The house has moved on too. When my mother died, my father remarried. They have made their home in my old house, but it has been reshaped to reflect its new occupants. The walls have fresh paint in new, bolder colors. Granite has replaced old countertops. Windows have been replaced. The yard has new landscaping. There is more art on the walls, and less paper on flat surfaces. The house is thick with Christian images, bibles, devotional literature and homespun aphorisms. There are more teddy bears, more collectibles, and more display worthy rocks. The study no longer looks like a newspaper stand exploded inside it (at least until you peer into the walk in closets there).

A new generation of children are playing games in the house. My children, my niece, and my stepnieces and stepnephew. My children are driven to investigate the woods in the back where I played as a child, seemingly with far less supervision. The creek that runs there, which was undivided when I played there, has split its course. Young college couples still roam the woods looking for perfect winter pictures and quality time together, although I hadn't noticed them as much when I played there. The deer have become more bold. Getting to know the new family is almost effortless. Everyone is more or less agreeable, is looking to like, and wants to focus on good family time.

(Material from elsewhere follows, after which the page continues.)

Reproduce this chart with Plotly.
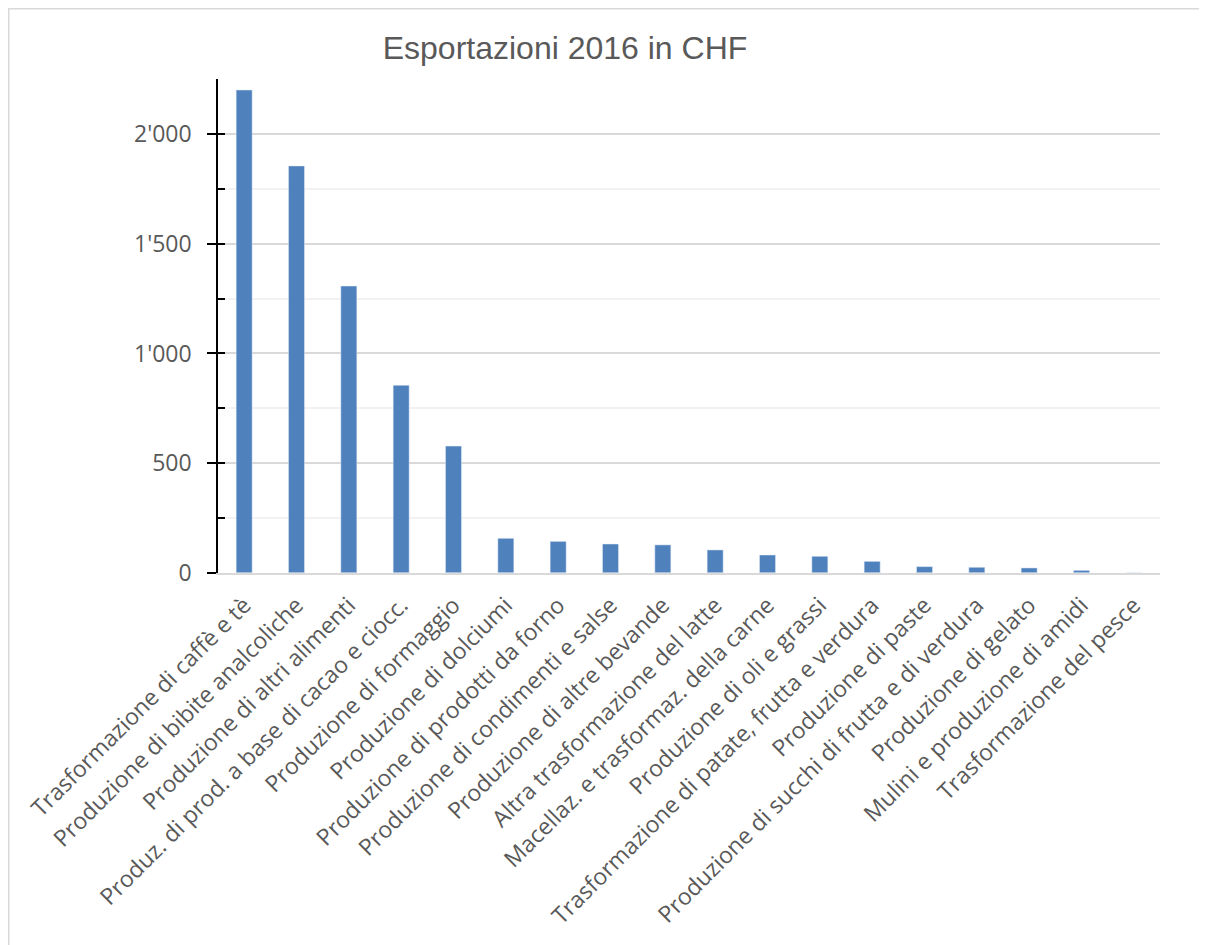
import plotly.graph_objects as go

# Esportazioni 2016 in CHF (milioni)
categories = [
    "Trasformazione di caffè e tè",
    "Produzione di bibite analcoliche",
    "Produzione di altri alimenti",
    "Produz. di prod. a base di cacao e ciocc.",
    "Produzione di formaggio",
    "Produzione di dolciumi",
    "Produzione di prodotti da forno",
    "Produzione di condimenti e salse",
    "Produzione di altre bevande",
    "Altra trasformazione del latte",
    "Macellaz. e trasformaz. della carne",
    "Produzione di oli e grassi",
    "Trasformazione di patate, frutta e verdura",
    "Produzione di paste",
    "Produzione di succhi di frutta e di verdura",
    "Produzione di gelato",
    "Mulini e produzione di amidi",
    "Trasformazione del pesce",
]
values = [2200, 1854, 1307, 855, 578, 158, 144, 132, 128, 105, 82, 76, 53, 29, 26, 23, 12, 0.5]

y_ticks = [0, 500, 1000, 1500, 2000]

# page has an 8px body margin, so the figure is a bit smaller than the window
W, H = 1199, 937
L, R, T, B = 210, 47, 71, 372
plot_w = W - L - R
plot_h = H - T - B

colors = {
    'bar': '#4F81BD',
    'text': '#595959',
    'grid': '#d9d9d9',
    'minor_grid': '#f2f2f2',
}

fig = go.Figure()
fig.add_trace(go.Bar(
    x=categories,
    y=values,
    marker=dict(color=colors['bar']),
    hovertemplate='<b>%{x}</b><br>%{y}<extra></extra>',
))

# empty trace on the overlay axis so the inside ticks get drawn
fig.add_trace(go.Bar(x=categories, y=[0] * len(categories), yaxis='y2',
                     hoverinfo='skip', marker=dict(color='rgba(0,0,0,0)')))

fig.update_layout(
    width=W,
    height=H,
    margin=dict(l=L, r=R, t=T, b=B),
    plot_bgcolor='white',
    paper_bgcolor='white',
    separators=".'",
    bargap=0.694,
    barmode='overlay',
    showlegend=False,
    font=dict(family='Open Sans, sans-serif', color=colors['text']),
    title=dict(
        text='Esportazioni 2016 in CHF',
        font=dict(family='Liberation Sans, Arial, sans-serif', size=32, color=colors['text']),
        xref='container', x=557 / W, xanchor='center',
        yref='container', y=1 - 40 / H, yanchor='middle',
    ),
    xaxis=dict(
        range=[-0.5, len(categories) - 0.5],
        tickangle=-45,
        tickfont=dict(size=23, color=colors['text']),
        showline=True, linecolor=colors['grid'], linewidth=1.5,
        showgrid=False, ticks='',
        ticklabelstandoff=8,
    ),
    yaxis=dict(
        range=[0, 2250],
        tickvals=y_ticks,
        tickformat=',d',
        tickfont=dict(size=23, color=colors['text']),
        showline=True, linecolor='black', linewidth=1.5,
        ticks='outside', ticklen=9, tickcolor='black', tickwidth=1.5,
        ticklabelstandoff=11,
        showgrid=True, gridcolor=colors['grid'], gridwidth=1.5,
        minor=dict(dtick=250, showgrid=True, gridcolor=colors['minor_grid'], gridwidth=1.5),
        zeroline=False,
    ),
    yaxis2=dict(
        overlaying='y', side='left', range=[0, 2250], dtick=250,
        ticks='inside', ticklen=7, tickcolor='black', tickwidth=1.5,
        showticklabels=False, showgrid=False, showline=False, zeroline=False,
    ),
)

# chart area border (left and top edges visible)
fig.add_shape(
    type='rect', xref='paper', yref='paper',
    x0=(0.75 - L) / plot_w, x1=(W + 10 - L) / plot_w,
    y0=-(B + 10) / plot_h, y1=(plot_h + T - 0.75) / plot_h,
    line=dict(color=colors['grid'], width=1.5),
    layer='below',
)

fig.write_html("out.html")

The church I attended as a child has added a new worship area and converted the old one into a small chapel. The old one was an A frame. The new one is a big square box with chairs instead of pews. The schedule of weekly jobs for parishioners there now includes "Power Point" operator, who cues up text on big screens that used to be read from books.

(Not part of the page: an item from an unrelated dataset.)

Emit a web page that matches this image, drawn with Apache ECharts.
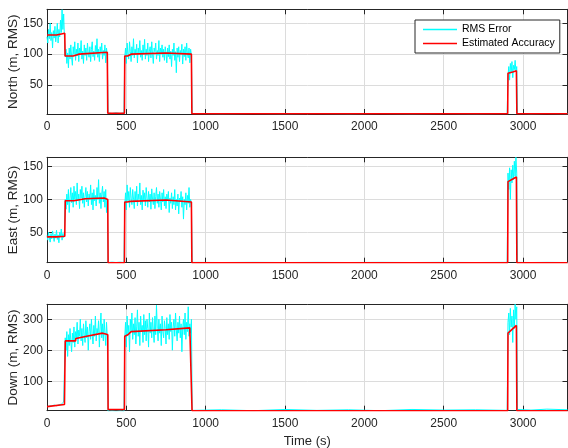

My favorite radio station in high school has new migrated to an internet only format, where it holds its own in the alternative rock genre. The town's public radio station has been downgraded to being a repeater for another public radio station out of Cincinnati. New campus buildings continue to spring up in neo-colonial red brick, with painted white wood trim, although some modern architectural accents are slipping in, one by one. The college students are still better dressed than most, and the fraternities and sororities that town is famous for founding, still thrive. The synchronized skating team is winning awards.

I know most of the people on the street where my dad lives, although not all of them lived there when I was growing up. A house next door that had been home to a succession of large families, now holds a couple that is restoring it to a state of grandeur greater than it ever had. You still can't go to the grocery store without seeing someone you know. My old scoutmaster, an ornithologist famous for saying that "you're never more than ten feet from a twist tie," still lives in town. My school friends who joined the military when they graduated from high school are nearing military retirement age.

The people I grew up with have mostly spread to the four winds. It seems like more parents are leaving town to be with their kids, than there are kids coming back to the place where they grew up, although there are some of them too.

Perhaps because the house and the town have changed so much, it doesn't trigger so many memories. It is familiar, but not similar enough to summons up many ghosts, good, bad or indifferent. It is a place to go to sharpen the stone and spent time with family now. Perhaps, this is for the better.

1 comment:

Dave Barnes said...

Wonderful evocative writing. I enjoyed it very much.